John went to Winchester College, playing in its cricket eleven from 1871 to 1873.
Though a Surrey man by birth, Shuter had played much club cricket in Bexley and was thus qualified by residence for Kent. After a single match in 1874, Shuter was rejected by Kent.
He first played for his native county in 1877 and the following year jumped abruptly to the front rank of batsmen. He scored a century (then an exceptional feat due to the primitive pitches) against Sussex at Hove the following year and in 1880 became captain of Surrey.
At first, rewards for this move were slow and Surrey entered a crisis around 1883 - by which time Shuter had become established as one of the best batsmen in England despite a number of failures for the Gentlemen against the Players in the years since 1879.

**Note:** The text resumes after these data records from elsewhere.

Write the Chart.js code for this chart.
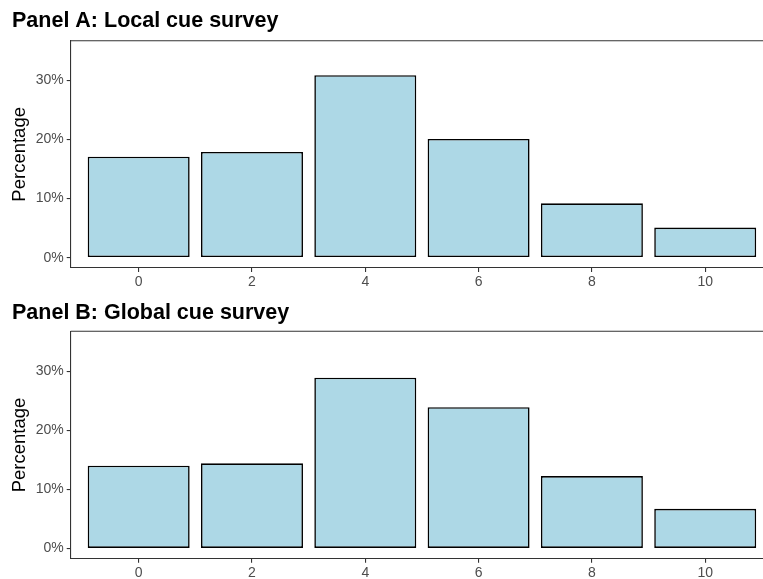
<!DOCTYPE html>
<html>
<head>
<meta charset="utf-8">
<script src="https://cdn.jsdelivr.net/npm/chart.js@4/dist/chart.umd.min.js"></script>
<style>
    body { margin: 0; background: #fff; }
    .panel { position: absolute; left: 0; width: 763px; }
</style>
</head>
<body>
<div class="panel" style="top:0px;height:290px;"><canvas id="panelA"></canvas></div>
<div class="panel" style="top:290px;height:289px;"><canvas id="panelB"></canvas></div>
<script>
// cue count bins on the x axis
const cueBins = [0, 2, 4, 6, 8, 10];
// percentage of respondents per bin
const localCuePct = [17.1, 17.9, 30.9, 20.1, 9.2, 5.1];
const globalCuePct = [14.0, 14.4, 28.9, 23.9, 12.25, 6.7];
const yTickValues = [0, 10, 20, 30];
const xTickValues = [0, 2, 4, 6, 8, 10];

const FONT = "'Liberation Sans', Arial, Helvetica, sans-serif";

// ggplot-ish top border of the panel
const topBorder = {
    id: 'topBorder',
    afterDraw(chart) {
        const {ctx, chartArea} = chart;
        ctx.save();
        ctx.strokeStyle = '#333333';
        ctx.lineWidth = 1.1;
        ctx.beginPath();
        ctx.moveTo(chartArea.left, chartArea.top);
        ctx.lineTo(chartArea.right, chartArea.top);
        ctx.stroke();
        ctx.restore();
    }
};

function makePanel(canvasId, titleText, values, titlePad, xHeight) {
    const ctx = document.getElementById(canvasId).getContext('2d');
    const points = cueBins.map((b, i) => ({x: b, y: values[i]}));

    return new Chart(ctx, {
        type: 'bar',
        data: {
            datasets: [{
                data: points,
                backgroundColor: '#ADD8E6',
                borderColor: '#000000',
                borderWidth: 1.6,
                borderSkipped: false,
                barPercentage: 0.9,
                categoryPercentage: 1.0
            }]
        },
        options: {
            responsive: true,
            maintainAspectRatio: false,
            animation: false,
            layout: { padding: { left: 12, right: 0, top: 0, bottom: 0 } },
            scales: {
                x: {
                    type: 'linear',
                    min: -1.2,
                    max: 11.02,
                    offset: false,
                    afterBuildTicks: (axis) => { axis.ticks = xTickValues.map(v => ({value: v})); },
                    afterFit: (axis) => { axis.height = xHeight; },
                    grid: { offset: false, drawOnChartArea: false, drawTicks: true, tickLength: 4, color: '#333333', lineWidth: 1.1 },
                    border: { display: true, color: '#333333', width: 1.1 },
                    ticks: { color: '#4D4D4D', padding: 2, font: { family: FONT, size: 14 } }
                },
                y: {
                    min: -1.75,
                    max: 36.75,
                    afterBuildTicks: (axis) => { axis.ticks = yTickValues.map(v => ({value: v})); },
                    afterFit: (axis) => { axis.width = 58.7; },
                    grid: { drawOnChartArea: false, drawTicks: true, tickLength: 4, color: '#333333', lineWidth: 1.1 },
                    border: { display: true, color: '#333333', width: 1.1 },
                    ticks: {
                        color: '#4D4D4D',
                        padding: 3,
                        font: { family: FONT, size: 14 },
                        callback: (v) => v + '%'
                    },
                    title: {
                        display: true,
                        text: 'Percentage',
                        color: '#000000',
                        padding: { top: -3, bottom: 0 },
                        font: { family: FONT, size: 18.5 }
                    }
                }
            },
            plugins: {
                legend: { display: false },
                tooltip: { enabled: false },
                title: {
                    display: true,
                    text: titleText,
                    align: 'start',
                    color: '#000000',
                    padding: titlePad,
                    font: { family: FONT, size: 21.5, weight: 'bold' }
                }
            }
        },
        plugins: [topBorder]
    });
}

makePanel('panelA', 'Panel A: Local cue survey', localCuePct, {top: 8.5, bottom: 6.4}, 22);
makePanel('panelB', 'Panel B: Global cue survey', globalCuePct, {top: 10, bottom: 5.5}, 20.2);
</script>
</body>
</html>
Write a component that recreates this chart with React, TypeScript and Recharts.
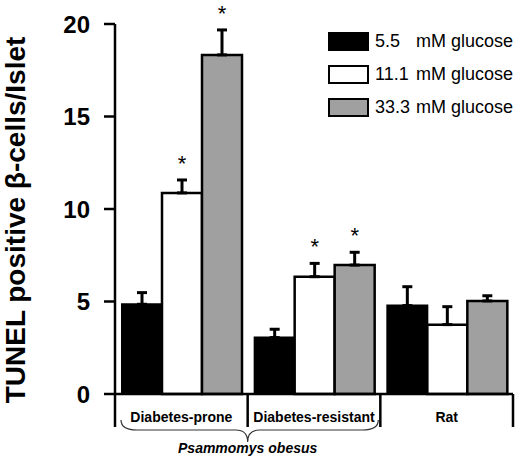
import React from "react";
import {
  BarChart,
  Bar,
  XAxis,
  YAxis,
  ErrorBar,
  LabelList,
  Legend,
} from "recharts";

const groups = ["Diabetes-prone", "Diabetes-resistant", "Rat"];
const seriesNames = ["5.5", "11.1", "33.3"];
const low = [4.85, 3.05, 4.78];
const mid = [10.87, 6.34, 3.75];
const high = [18.33, 6.97, 5.03];
const lowErr = [0.63, 0.45, 1.02];
const midErr = [0.7, 0.72, 0.97];
const highErr = [1.35, 0.69, 0.28];
const midSig = [true, true, false];
const highSig = [true, true, false];
const yTicks = [0, 5, 10, 15, 20];

const data = groups.map((g, i) => ({
  group: g,
  low: low[i],
  mid: mid[i],
  high: high[i],
  lowErr: [0, lowErr[i]],
  midErr: [0, midErr[i]],
  highErr: [0, highErr[i]],
}));

const FONT = "'Liberation Sans', Arial, Helvetica, sans-serif";

function XTick(props: any) {
  const { x, y, payload, index, width } = props;
  const band = (width || 398) / groups.length;
  const left = x - band / 2;
  const right = x + band / 2;
  return (
    <g>
      <line x1={left} y1={y} x2={left} y2={y + 33} stroke="#000" strokeWidth={2.5} />
      {index === groups.length - 1 && (
        <line x1={right} y1={y} x2={right} y2={y + 33} stroke="#000" strokeWidth={2.5} />
      )}
      <text
        x={x}
        y={y + 28}
        textAnchor="middle"
        fontFamily={FONT}
        fontWeight="bold"
        fontSize={14}
        fill="#000"
      >
        {payload.value}
      </text>
      {index === 0 && (() => {
        const x0 = left + 6;
        const x1 = x + band * 1.5 - 2;
        const tip = right;
        const y0 = y + 26;
        const y1 = y + 36;
        const y2 = y + 48;
        const d = `M${x0},${y0} Q${x0},${y1} ${x0 + 16},${y1} L${tip - 12},${y1} Q${tip},${y1} ${tip},${y2} Q${tip},${y1} ${tip + 12},${y1} L${x1 - 16},${y1} Q${x1},${y1} ${x1},${y0}`;
        return (
          <g>
            <path d={d} fill="none" stroke="#333" strokeWidth={1.2} />
            <text
              x={tip}
              y={y + 59}
              textAnchor="middle"
              fontFamily={FONT}
              fontWeight="bold"
              fontStyle="italic"
              fontSize={14}
              fill="#000"
            >
              Psammomys obesus
            </text>
          </g>
        );
      })()}
    </g>
  );
}

function makeStar(errs: number[], sig: boolean[]) {
  return (props: any) => {
    const { x, y, width, height, value, index } = props;
    if (!sig[index] || !value) return null;
    const perUnit = height / value;
    const top = y - errs[index] * perUnit;
    return (
      <text
        x={x + width / 2}
        y={top - 9}
        textAnchor="middle"
        fontFamily={FONT}
        fontSize={22}
        fill="#000"
      >
        *
      </text>
    );
  };
}

function LegendBox(props: any) {
  const { payload } = props;
  return (
    <div style={{ fontFamily: FONT, fontSize: 18, color: "#000" }}>
      {(payload || []).map((p: any, i: number) => (
        <div
          key={i}
          style={{ display: "flex", alignItems: "center", height: 33, position: "relative" }}
        >
          <div
            style={{
              width: 37,
              height: 15,
              border: "2px solid #000",
              background: p.color,
            }}
          />
          <span style={{ position: "absolute", left: 47 }}>{p.value}</span>
          <span style={{ position: "absolute", left: 88 }}>mM glucose</span>
        </div>
      ))}
    </div>
  );
}

export default function App() {
  return (
    <div style={{ position: "absolute", left: 0, top: 0, background: "#fff" }}>
      <BarChart
        width={520}
        height={459}
        data={data}
        margin={{ top: 24, right: 7, bottom: 0, left: 0 }}
        barCategoryGap={7}
        barGap={0}
      >
        <YAxis
          width={115}
          domain={[0, 20]}
          ticks={yTicks}
          interval={0}
          tickSize={11}
          tickMargin={14}
          axisLine={{ stroke: "#000", strokeWidth: 2.5 }}
          tickLine={{ stroke: "#000", strokeWidth: 2.5 }}
          tick={{ fill: "#000", fontSize: 24, fontWeight: "bold", fontFamily: FONT }}
          label={(p: any) => (
            <text
              transform="translate(25,220) rotate(-90)"
              textAnchor="middle"
              fontFamily={FONT}
              fontWeight="bold"
              fontSize={28}
              fill="#000"
            >
              TUNEL positive β-cells/Islet
            </text>
          )}
        />
        <XAxis
          dataKey="group"
          height={65}
          interval={0}
          tickSize={0}
          tickMargin={0}
          tickLine={false}
          axisLine={{ stroke: "#000", strokeWidth: 2.5 }}
          tick={<XTick />}
        />
        <Legend
          layout="vertical"
          align="center"
          verticalAlign="middle"
          itemSorter={(item: any) => seriesNames.indexOf(item.value)}
          content={<LegendBox />}
          wrapperStyle={{ position: "absolute", left: 328, top: 25, width: 190 }}
        />
        <Bar
          dataKey="low"
          name={seriesNames[0]}
          fill="#000"
          stroke="#000"
          strokeWidth={2}
          isAnimationActive={false}
        >
          <ErrorBar dataKey="lowErr" width={5} stroke="#000" strokeWidth={3} />
        </Bar>
        <Bar
          dataKey="mid"
          name={seriesNames[1]}
          fill="#fff"
          stroke="#000"
          strokeWidth={2.5}
          isAnimationActive={false}
        >
          <ErrorBar dataKey="midErr" width={5} stroke="#000" strokeWidth={3} />
          <LabelList dataKey="mid" content={makeStar(midErr, midSig)} />
        </Bar>
        <Bar
          dataKey="high"
          name={seriesNames[2]}
          fill="#a0a0a0"
          stroke="#000"
          strokeWidth={2.5}
          isAnimationActive={false}
        >
          <ErrorBar dataKey="highErr" width={5} stroke="#000" strokeWidth={3} />
          <LabelList dataKey="high" content={makeStar(highErr, highSig)} />
        </Bar>
      </BarChart>
    </div>
  );
}
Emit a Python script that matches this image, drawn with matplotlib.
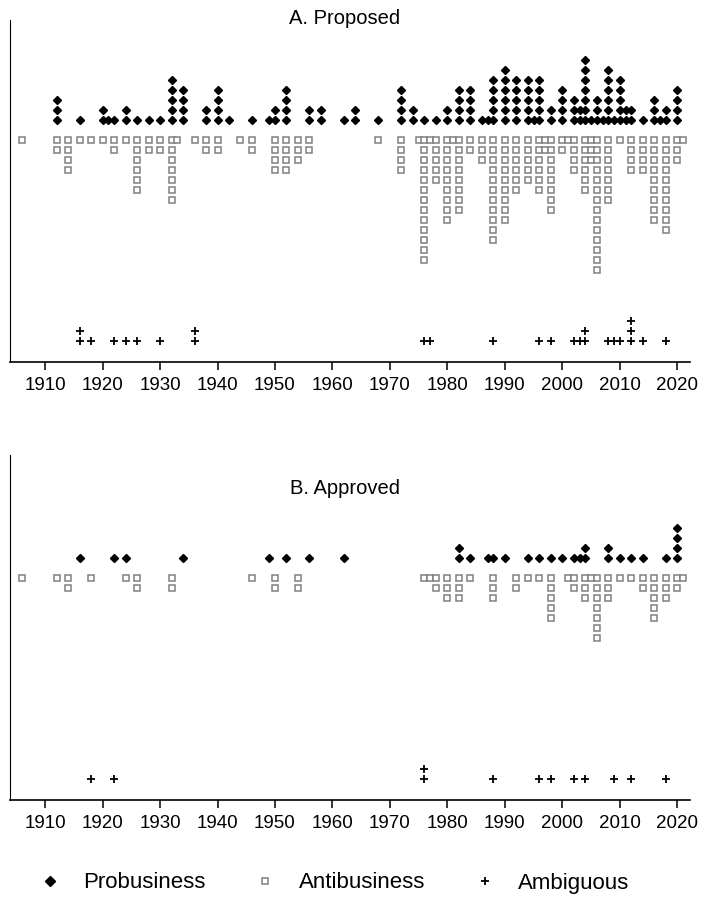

However, after overcoming the crisis Surrey rapidly developed into a top-flight county side through Lohmann"s bowling, which headed the list of first-class wicket-takers for seven successive years from 1885 to 1891. Shuter had his best seasons in batting from 1882 to 1887, though he never reached 1,000 runs in a season. He played one Test on his home ground in 1888, but by 1890, with only one score of over fifty, it was clear his best days as a batsman were over.
He continued though, to play a major role as captain of Surrey until 1893, when owing to the failure of Abel and their other top batsmen, they declined from first to sixth among nine counties.
Shuter made no score above 44 that season and owing to business resigned the captaincy. His only subsequent first-class match was for Surrey against Oxford University in 1909 at the age of fifty-four - with a team including Bill Hitch, over thirty-one years younger.
Long after he retired he was appointed as a Test selector (for the triangular tournament held in 1912) and secretary of Surrey in 1919 - a role which he did not hold for long as a stroke caused his sudden death in 1920. Although most noted for his cricketing exploits, Shuter joined his father in business as a stave timber merchant and cooper.